> _PROBLEM DETAILS_: Of the records that follow, copy only the lines from the line containing "Emit a Python" to the line containing "plt.rcParams['font.family'] = ['Lato', 'DejaVu", both included, exactly as written.

> _AVAILABLE DATA_:
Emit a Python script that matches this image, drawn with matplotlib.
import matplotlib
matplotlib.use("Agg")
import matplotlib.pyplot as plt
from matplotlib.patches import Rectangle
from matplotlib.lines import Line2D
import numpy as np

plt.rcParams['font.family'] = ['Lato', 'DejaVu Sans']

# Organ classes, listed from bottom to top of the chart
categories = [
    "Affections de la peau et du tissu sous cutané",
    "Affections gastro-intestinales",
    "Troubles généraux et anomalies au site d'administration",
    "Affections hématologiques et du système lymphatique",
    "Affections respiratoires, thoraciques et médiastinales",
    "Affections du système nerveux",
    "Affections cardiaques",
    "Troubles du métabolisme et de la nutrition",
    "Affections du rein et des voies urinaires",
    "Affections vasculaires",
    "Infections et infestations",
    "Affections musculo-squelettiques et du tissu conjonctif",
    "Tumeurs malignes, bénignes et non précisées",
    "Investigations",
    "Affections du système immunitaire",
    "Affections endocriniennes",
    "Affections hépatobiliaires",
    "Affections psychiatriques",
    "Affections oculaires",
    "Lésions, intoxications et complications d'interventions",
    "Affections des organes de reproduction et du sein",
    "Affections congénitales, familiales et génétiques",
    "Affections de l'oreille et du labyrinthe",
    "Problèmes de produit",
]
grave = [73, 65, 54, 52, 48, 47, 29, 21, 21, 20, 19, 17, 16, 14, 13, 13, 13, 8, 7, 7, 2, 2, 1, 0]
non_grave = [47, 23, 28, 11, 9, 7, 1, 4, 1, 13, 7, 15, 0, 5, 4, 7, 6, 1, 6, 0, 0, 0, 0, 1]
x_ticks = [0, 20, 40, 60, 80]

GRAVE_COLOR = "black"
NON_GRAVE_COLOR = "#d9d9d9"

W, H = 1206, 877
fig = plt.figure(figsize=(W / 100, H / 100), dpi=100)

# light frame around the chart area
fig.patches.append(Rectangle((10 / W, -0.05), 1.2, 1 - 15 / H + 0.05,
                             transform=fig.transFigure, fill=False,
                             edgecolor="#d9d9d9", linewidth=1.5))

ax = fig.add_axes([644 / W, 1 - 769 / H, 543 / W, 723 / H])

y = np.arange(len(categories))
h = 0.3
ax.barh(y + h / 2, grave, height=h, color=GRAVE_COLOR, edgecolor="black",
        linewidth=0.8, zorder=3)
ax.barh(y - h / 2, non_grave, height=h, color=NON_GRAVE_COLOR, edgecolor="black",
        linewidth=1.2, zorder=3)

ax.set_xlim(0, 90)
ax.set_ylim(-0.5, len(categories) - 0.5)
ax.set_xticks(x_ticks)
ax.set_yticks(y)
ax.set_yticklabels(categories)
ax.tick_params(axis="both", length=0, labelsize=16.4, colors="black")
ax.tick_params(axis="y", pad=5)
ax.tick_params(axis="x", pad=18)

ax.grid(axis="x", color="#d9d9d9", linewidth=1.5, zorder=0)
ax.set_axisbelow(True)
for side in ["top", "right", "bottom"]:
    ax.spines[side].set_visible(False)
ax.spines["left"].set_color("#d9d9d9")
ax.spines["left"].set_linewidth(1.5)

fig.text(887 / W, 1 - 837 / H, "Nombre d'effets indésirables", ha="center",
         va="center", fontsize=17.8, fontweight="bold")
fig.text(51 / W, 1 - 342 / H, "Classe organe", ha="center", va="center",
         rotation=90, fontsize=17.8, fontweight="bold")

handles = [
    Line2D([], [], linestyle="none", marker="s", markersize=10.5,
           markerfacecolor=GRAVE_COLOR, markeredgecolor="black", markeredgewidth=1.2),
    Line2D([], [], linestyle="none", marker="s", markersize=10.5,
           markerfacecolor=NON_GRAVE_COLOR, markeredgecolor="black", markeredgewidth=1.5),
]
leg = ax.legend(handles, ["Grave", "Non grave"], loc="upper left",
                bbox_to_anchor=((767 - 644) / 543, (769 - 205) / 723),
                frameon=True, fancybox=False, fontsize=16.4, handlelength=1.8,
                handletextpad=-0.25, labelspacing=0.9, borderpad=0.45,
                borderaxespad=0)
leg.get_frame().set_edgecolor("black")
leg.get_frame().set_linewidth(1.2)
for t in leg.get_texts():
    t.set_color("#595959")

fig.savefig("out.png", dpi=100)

...

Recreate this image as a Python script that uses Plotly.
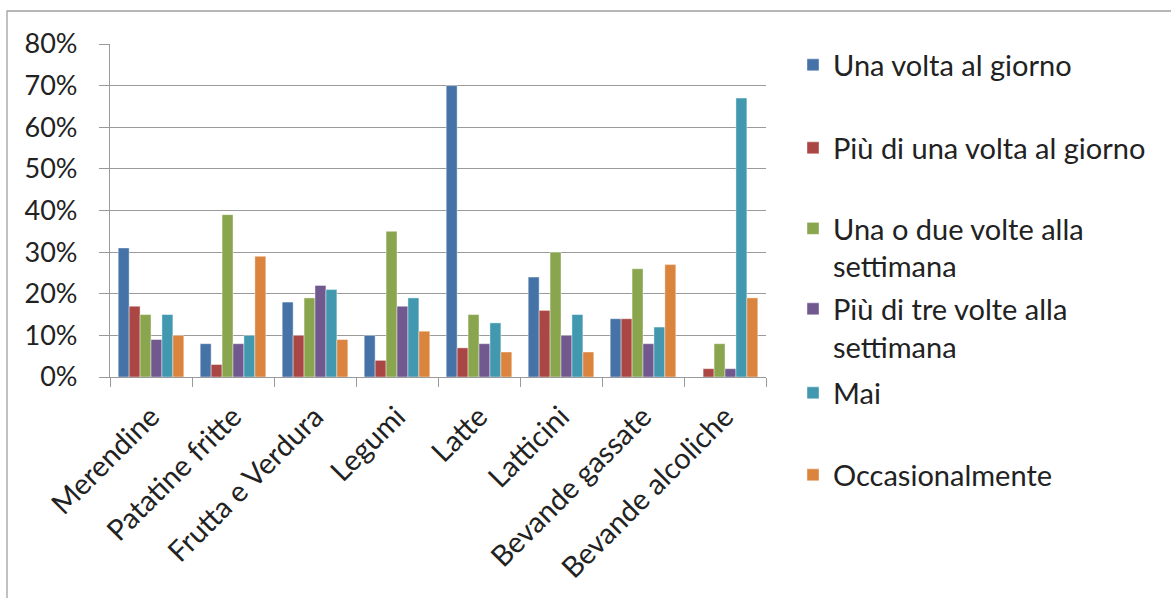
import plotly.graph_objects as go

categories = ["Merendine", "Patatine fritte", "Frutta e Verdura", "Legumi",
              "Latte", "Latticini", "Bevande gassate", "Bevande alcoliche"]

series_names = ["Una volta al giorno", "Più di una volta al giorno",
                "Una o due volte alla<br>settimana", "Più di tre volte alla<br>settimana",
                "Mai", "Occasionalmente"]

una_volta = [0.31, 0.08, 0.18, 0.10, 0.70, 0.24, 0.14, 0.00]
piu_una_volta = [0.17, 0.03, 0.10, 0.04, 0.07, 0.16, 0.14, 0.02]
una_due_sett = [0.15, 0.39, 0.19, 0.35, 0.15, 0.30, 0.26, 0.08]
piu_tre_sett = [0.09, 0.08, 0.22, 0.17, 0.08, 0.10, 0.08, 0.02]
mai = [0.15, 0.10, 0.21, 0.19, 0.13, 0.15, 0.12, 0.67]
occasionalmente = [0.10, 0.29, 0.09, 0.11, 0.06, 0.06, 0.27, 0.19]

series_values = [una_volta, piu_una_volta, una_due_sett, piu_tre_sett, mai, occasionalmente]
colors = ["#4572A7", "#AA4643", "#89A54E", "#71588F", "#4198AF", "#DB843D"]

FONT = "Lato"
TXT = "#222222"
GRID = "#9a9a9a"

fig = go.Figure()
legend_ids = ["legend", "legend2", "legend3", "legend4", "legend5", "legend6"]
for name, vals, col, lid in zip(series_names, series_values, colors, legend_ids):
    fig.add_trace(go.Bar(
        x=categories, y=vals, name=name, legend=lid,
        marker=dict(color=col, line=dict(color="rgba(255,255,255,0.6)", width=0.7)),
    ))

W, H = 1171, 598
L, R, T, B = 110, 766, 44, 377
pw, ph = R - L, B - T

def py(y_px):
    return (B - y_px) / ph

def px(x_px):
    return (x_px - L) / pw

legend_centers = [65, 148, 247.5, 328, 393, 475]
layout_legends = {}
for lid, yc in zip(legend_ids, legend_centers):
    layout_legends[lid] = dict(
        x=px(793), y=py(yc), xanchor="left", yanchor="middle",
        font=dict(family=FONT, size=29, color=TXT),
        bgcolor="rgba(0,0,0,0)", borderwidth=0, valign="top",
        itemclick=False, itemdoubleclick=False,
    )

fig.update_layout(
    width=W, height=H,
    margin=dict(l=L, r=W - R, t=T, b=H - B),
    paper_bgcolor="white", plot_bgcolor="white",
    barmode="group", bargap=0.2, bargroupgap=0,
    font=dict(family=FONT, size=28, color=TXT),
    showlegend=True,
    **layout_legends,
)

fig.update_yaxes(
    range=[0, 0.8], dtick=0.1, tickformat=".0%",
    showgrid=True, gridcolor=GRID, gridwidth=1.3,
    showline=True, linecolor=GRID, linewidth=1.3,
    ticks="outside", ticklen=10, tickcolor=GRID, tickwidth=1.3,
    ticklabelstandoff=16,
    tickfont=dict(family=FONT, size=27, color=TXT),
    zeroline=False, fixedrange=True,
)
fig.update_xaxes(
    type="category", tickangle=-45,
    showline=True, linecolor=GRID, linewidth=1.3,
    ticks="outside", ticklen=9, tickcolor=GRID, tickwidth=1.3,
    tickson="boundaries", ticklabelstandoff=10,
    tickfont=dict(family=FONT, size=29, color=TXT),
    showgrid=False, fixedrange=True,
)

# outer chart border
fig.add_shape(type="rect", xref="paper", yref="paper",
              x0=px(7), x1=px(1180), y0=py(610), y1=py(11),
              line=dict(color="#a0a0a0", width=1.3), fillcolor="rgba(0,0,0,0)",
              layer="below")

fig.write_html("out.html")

> _RIGHT ANSWER_:
Emit a Python script that matches this image, drawn with matplotlib.
import matplotlib
matplotlib.use("Agg")
import matplotlib.pyplot as plt
from matplotlib.patches import Rectangle
from matplotlib.lines import Line2D
import numpy as np

plt.rcParams['font.family'] = ['Lato', 'DejaVu Sans']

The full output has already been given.